By Josh Smith
SEOUL (Reuters) – North Korea’s provision of weapons has strengthened Russia’s hand in Ukraine by allowing it to keep its arsenals stocked at home, Germany’s top military official said during a visit to South Korea on Monday.
Chief of Defence General Carsten Breuer said Russian President Vladimir Putin would not have reached out to North Korean leader Kim Jong Un for weapons if they were not useful.
“It’s about increasing the production of weapons for Russia’s aggression in Ukraine, it’s also strengthening Russia by making it possible for them to keep their stocks like they are,” Breuer told reporters in the South Korean capital Seoul.
Ukraine and the United States, among other countries and independent analysts, say that Kim is helping Russia in the war against Ukraine by supplying rockets and missiles in return for economic and other military assistance from Moscow.
North Korea has shipped at least 16,500 containers of munitions and related materiel to Russia since September last year, and Russia had launched more than 65 of those missiles at targets in Ukraine, Robert Koepcke, U.S. deputy assistant secretary of state, said in a speech last week.
Moscow and Pyongyang have denied direct arms transfers, which would violate United Nations embargoes.
When asked whether he had pressed South Korea to directly provide weapons to Ukraine, Breuer said he shared Ukraine’s view that anti-aircraft devices, infantry fighting vehicles and other weapons would be useful in the fight and that every country should do all they can.
South Korea has provided non-lethal equipment and aid but has said it does not plan to send weapons unless Russia’s cooperation with North Korea crosses unspecified red lines.

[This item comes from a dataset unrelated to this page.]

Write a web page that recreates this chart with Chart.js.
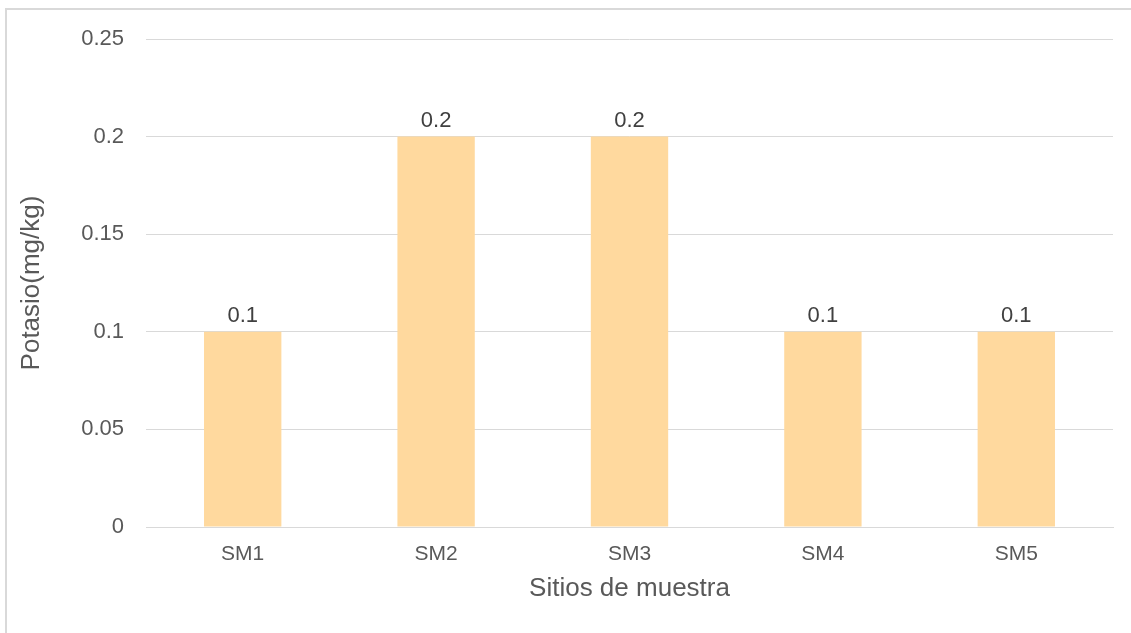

“We have told North Korea that their security cooperation with Russia has direct implications for our security situation,” German Ambassador to South Korea Georg Schmidt said.
During his visit to South Korea, Breuer toured two German warships that had docked there before crossing the South China Sea on their way to a stop in Manila.
The general declined to confirm if the ships would transit the disputed Taiwan Strait, which would be the first such voyage by German warships in more than 20 years.
China claims sovereignty over democratically governed Taiwan, and says it has jurisdiction over the nearly 180-km (110 miles) wide waterway.
Taiwan objects to China’s sovereignty claims and says only the island’s people can decide their future.